Pada bulan Desember 2009, media China melaporkan bahwa anggota pemerintah, yang namanya tak ingin disebut, menyatakan bahwa “sangatlah sulit untuk mengharapkan adanya apresiasi langsung nilai RMB di suatu negara dimana 40 juta penduduknya hidup dengan penghasilan di bawah 1 dolar AS per harinya.” Media ini juga melaporkan Perdana Menteri China Wen Jiabao menyatakan bahwa “beberapa negara menginginkan apreasiasi nilai yuan, di saat yang bersamaan juga menerapkan berbagai macam kebijakan proteksi pasar terhadap China. Hal ini tidak adil dan sebenarnya membatasi perkembangan China.”

Walaupun memang terdapat beberapa langkah yang diambil pemerintah terkait reformasi nilai mata uang, langkah ini diambil dengan sangat berhati-hati. Pemerintah China memandang pertumbuhan ekonomi sangatlah kritis untuk mempertahankan kestabilan politik, dan oleh karenanya menjadi acu untuk menerapkan kebijakan yang dapat menimbulkan gangguan perekonomian dan menciptakan pengangguran secara meluas yang dapat mengarah pada aksi protes massa. Selain itu, anggota pemerintah China menolak pernyataan dari berbagai ekonom bahwa kebijakan rezim nilai kurs China telah melemahkan ekonomi global atau bahwa apresiasi RMB diperlukan untuk mendorong perbaikan ekonomi global. Sebaliknya, mereka berpendapat bahwa pertumbuhan ekonomi yang drastis merupakan bagian dari kebijakan yang dapat diambil China untuk membantu memulihkan kondisi ekonomi global. Mereka mencatat bahwa impor China telah meningkat secara drastis di tahun-tahun belakangan ini sebesar 38.8% di 2010 (dibandingkan tahun sebelumnya) dan sebesar 28.7% selama 10 bulan pertama di tahun 2011 (basis tahun per tahun) (lihat Grafik 3.3). 

Pejabat China berpendapat bahwa pertumbuhan yang cepat jumlah impor membuktikan bahwa kebijakan mata uang tidak membatasi perdagangan atau meningkatkan pertumbuhan ekonomi China dengan mengorbankan negara-negara lain. Selain itu, mereka mencatat, barang surplus perdagangan China turun pada tahun 2009 dan 2010, dan berdasarkan data Januari-Oktober 2011, kemungkinan akan menurun pada tahun 2011. Surplus perdagangan China menurun dari puncaknya sebesar $297 miliar pada tahun 2008 menjadi $198 miliar pada tahun 2009 dan menjadi $185 miliar pada tahun 2010.

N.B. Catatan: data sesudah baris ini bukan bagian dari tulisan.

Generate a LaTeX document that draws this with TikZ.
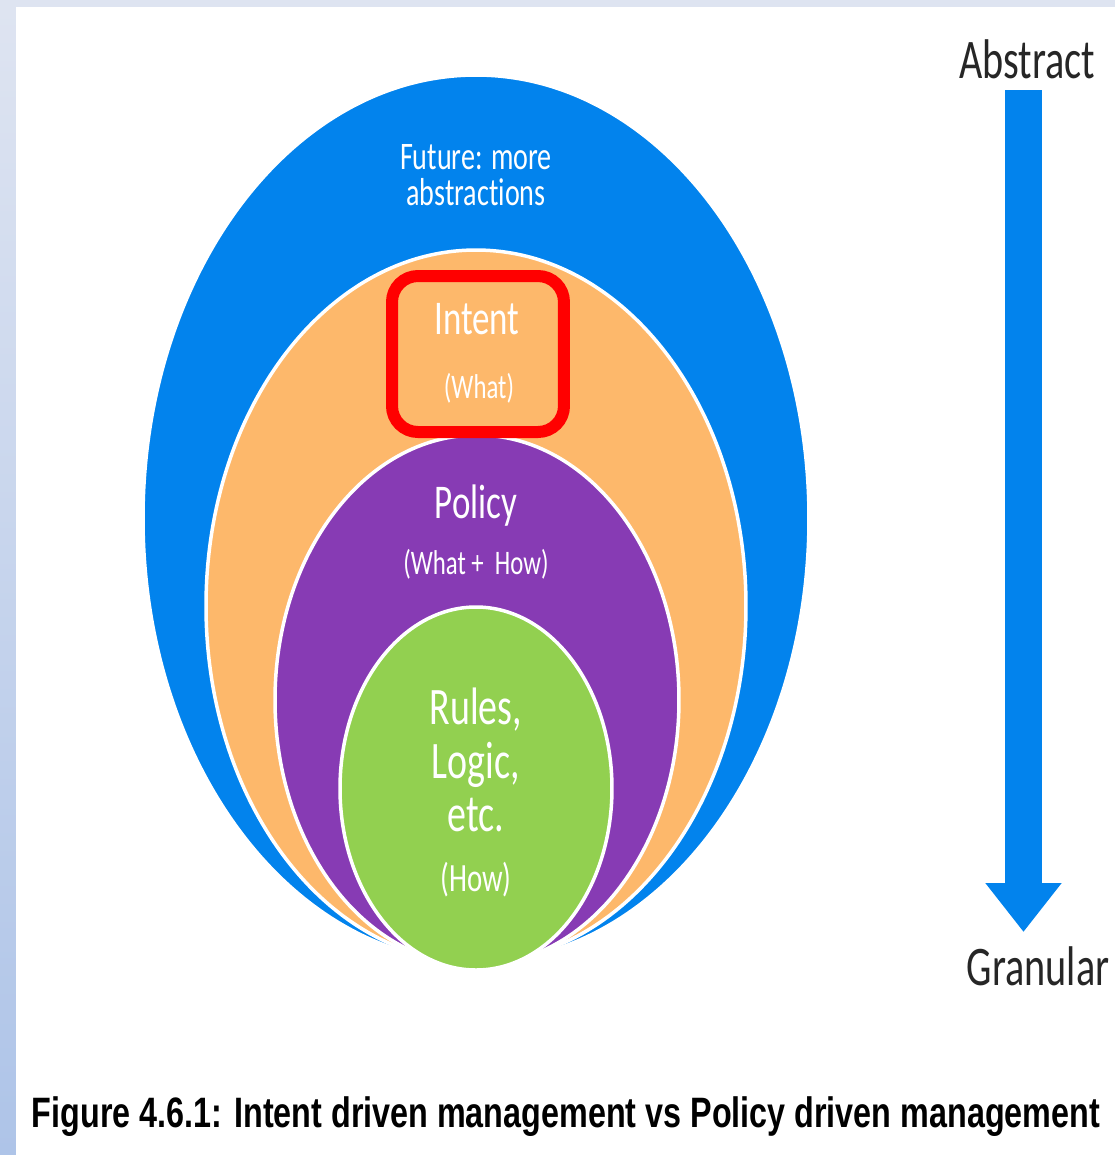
\documentclass[tikz,border=0pt]{standalone}
\usepackage{fontspec}
\setmainfont{Carlito}
\newfontfamily\hildafont[FakeStretch=0.72,Ligatures=NoCommon]{Carlito}
\newfontfamily\capfont[FakeStretch=0.76]{Liberation Sans}
\usetikzlibrary{arrows.meta}
\definecolor{eblue}{RGB}{2,131,237}
\definecolor{eorange}{RGB}{253,184,107}
\definecolor{epurple}{RGB}{135,59,180}
\definecolor{egreen}{RGB}{146,208,80}
\definecolor{framebg}{RGB}{222,228,241}
\definecolor{framedark}{RGB}{174,196,232}

\begin{document}
\begin{tikzpicture}[x=0.1mm,y=-0.1mm,
  layer/.style={draw=white,line width=0.35mm},
  inlbl/.style={text=white,inner sep=0pt,align=center},
  sidelbl/.style={text=black!85,inner sep=0pt,font=\hildafont\fontsize{15.9}{16}\selectfont},
  bigarrow/.style={eblue,line width=3.7mm,-{Triangle[width=7.3mm,length=4.9mm]}}]
  \useasboundingbox (0,0) rectangle (1115,1155);
  \fill[framebg] (0,0) rectangle (1115,1155);
  \shade[top color=framebg,bottom color=framedark] (0,7) rectangle (16,1155);
  \fill[white] (16,7) rectangle (1115,1155);

  % nested layers, outer to inner
  \filldraw[layer,fill=eblue] (476,518.5) ellipse [x radius=33.3mm,y radius=44.35mm];
  \filldraw[layer,fill=eorange] (476,606) ellipse [x radius=27mm,y radius=35.6mm];
  \filldraw[layer,fill=epurple] (477,700) ellipse [x radius=20.2mm,y radius=26.5mm];
  \filldraw[layer,fill=egreen] (476,788.5) ellipse [x radius=13.6mm,y radius=18.15mm];

  \node[draw=red,line width=1.2mm,rounded corners=2.6mm,minimum width=17.2mm,minimum height=15.6mm] (intentbox) at (478,354) {};

  \node[inlbl,font=\hildafont\fontsize{11.1}{10.2}\selectfont] (future) at (476,175) {Future: more\\abstractions};
  \node[inlbl,font=\hildafont\fontsize{13.8}{14}\selectfont] (intent) at (477,319) {Intent};
  \node[inlbl,font=\hildafont\fontsize{9.8}{10}\selectfont] (what) at (479,388) {(What)};
  \node[inlbl,font=\hildafont\fontsize{13.8}{14}\selectfont] (policy) at (476,506) {Policy};
  \node[inlbl,font=\hildafont\fontsize{9.8}{10}\selectfont] (whathow) at (476,564) {(What +\ \ How)};
  \node[inlbl,font=\hildafont\fontsize{15}{15.2}\selectfont] (rules) at (476,760) {Rules,\\Logic,\\etc.};
  \node[inlbl,font=\hildafont\fontsize{11.4}{12}\selectfont] (how) at (476,880) {(How)};

  \node[sidelbl] (abstract) at (1027,59) {Abstract};
  \node[sidelbl] (granular) at (1038,966) {Granular};
  \coordinate (arrtop) at (1023.5,90);
  \coordinate (arrtip) at (1023.5,932);
  \draw[bigarrow] (arrtop) -- (arrtip);

  \node[inner sep=0pt,font=\capfont\bfseries\fontsize{12.1}{14}\selectfont] (caption) at (566,1117)
    {Figure 4.6.1: Intent driven management vs Policy driven management};
\end{tikzpicture}
\end{document}
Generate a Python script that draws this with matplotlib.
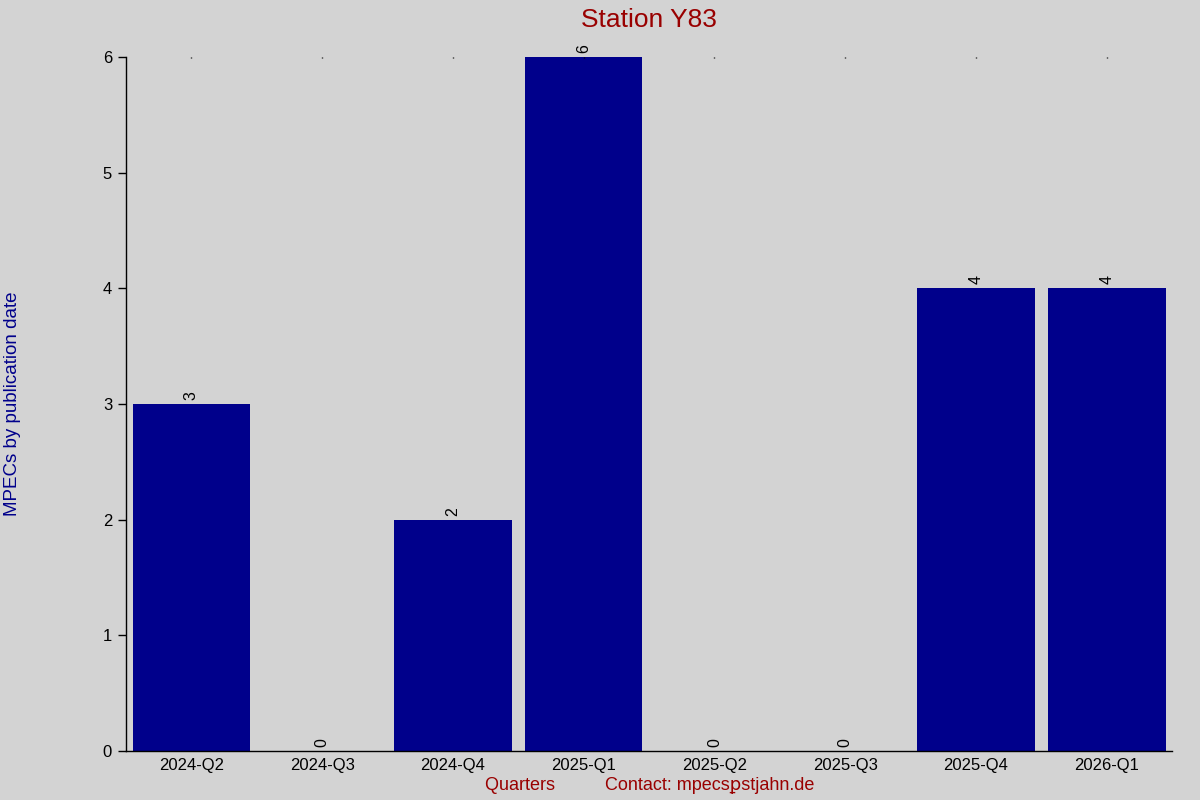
import matplotlib
matplotlib.use("Agg")
import matplotlib.pyplot as plt

plt.rcParams['font.family'] = ['Liberation Sans', 'DejaVu Sans']

quarters = ['2024-Q2', '2024-Q3', '2024-Q4', '2025-Q1', '2025-Q2', '2025-Q3', '2025-Q4', '2026-Q1']
counts = [3, 0, 2, 6, 0, 0, 4, 4]

bg = '#d3d3d3'
fig = plt.figure(figsize=(12, 8), dpi=100, facecolor=bg)
ax = fig.add_axes([0.105, 0.06125, 0.8717, 0.8675], facecolor=bg)

xs = range(len(quarters))
ax.bar(xs, counts, width=0.9, color='#00008b')
for x, v in zip(xs, counts):
    ax.annotate(str(v), (x, v), xytext=(0, 3), textcoords='offset points',
                ha='center', va='bottom', rotation=90, fontsize=11.5, color='black')

ax.set_xlim(-0.5, len(quarters) - 0.5)
ax.set_ylim(0, 6)
ax.set_xticks(list(xs))
ax.set_xticklabels(quarters, fontsize=12)
ax.set_yticks(range(0, 7))
ax.tick_params(axis='y', direction='out', length=6, width=1, pad=4, labelsize=12)
ax.tick_params(axis='x', bottom=False, top=True, direction='in', length=1, width=1, pad=5)

for s in ['top', 'right']:
    ax.spines[s].set_visible(False)
ax.spines['left'].set_linewidth(1)
ax.spines['bottom'].set_linewidth(1)

ax.set_title('Station Y83', fontsize=19, color='#990000', pad=21.5)
fig.text(0.003, 0.495, 'MPECs by publication date', rotation=90, va='center', ha='left',
         fontsize=13.5, color='#00008b')
fig.text(0.541, 0.0175, 'Quarters          Contact: mpecs\ua751stjahn.de', ha='center', va='center',
         fontsize=13, color='#990000')

fig.savefig('out.png', dpi=100, facecolor=bg)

Grafik Arus Perdagangan Bulanan China: Januari 2008-Oktober 2011

(dalam $ juta dolar)
Sumber: Global Trade Atlas menggunakan statistik resmi China.

Surplus perdagangan China juga menurun pada 10 bulan pertama tahun 2011 sebesar 15,4%, yang mengindikasikan bahwa surplus perdagangan China dalam setahun kini berada dia angka $156 miliar. Kritik menyanggah dalih ini dengan argumentasi bahwa ekspor China telah berkembang dengan pesat sejak awal 2009 dan telah melampaui tingkat sebelum krisis, sedangkan pertumbuhan PDB riil China selama dua tahun terakhir ini merupakan yang tertinggi (sebesar 9,2% pada tahun 2009 dan 10,3% pada tahun 2010) dibandingkan ekonomi negara besar lainnya. Akibatnya, kritikus berpendapat, upaya China untuk menekan nilai mata uangnya tidak dapat dibenarkan karena alasan ekonomi.